Reflecting on those austere beginnings, Marietti contrasted his experience with that of many contemporary startup founders, for whom “the grind” has become a fashionable badge of authenticity rather than an inescapable necessity. In his time, hard work was not an aesthetic — it was the only option. San Francisco, then still relatively affordable, offered a different environment, one in which ambition was not yet clouded by image or trend. “Now,” he observed, “it’s almost a lifestyle choice, a vibe. We worked that way purely out of necessity.” For him, the long nights coding in coffee shops, the cramped bedrooms, and the constant uncertainty were not symbolic gestures of hustle; they were the price of persistence.

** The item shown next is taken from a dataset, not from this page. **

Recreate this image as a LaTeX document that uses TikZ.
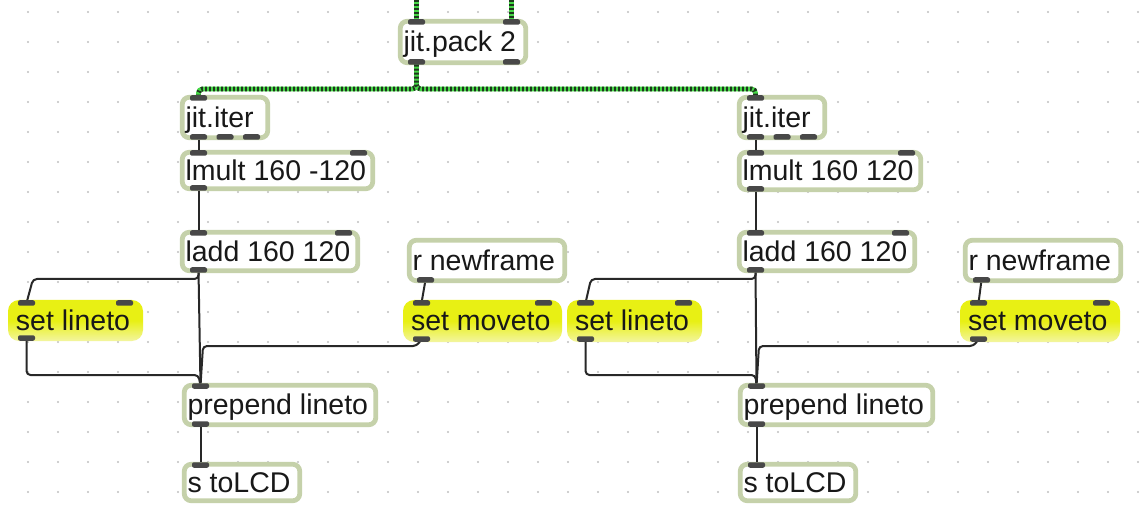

Today, Marietti believes that entrepreneurs face an even steeper climb. The landscape has evolved into a hypercompetitive arena where dozens of startups may simultaneously pursue the same vision or product. To succeed, founders must summon not only the same level of discipline and work ethic that defined his early journey but perhaps an even greater intensity. “Modern founders,” he noted, “must operate with relentless focus, because there are fifty others trying to build what you’re building at any given moment. The only way forward is to grind, stay ahead, and make it happen.” In essence, his story serves as a reminder that while the trappings of startup culture may have changed, the fundamental truth of entrepreneurship remains timeless: real progress is forged not through trends or appearances but through unwavering effort, resilience, and the refusal to quit when the odds seem insurmountable.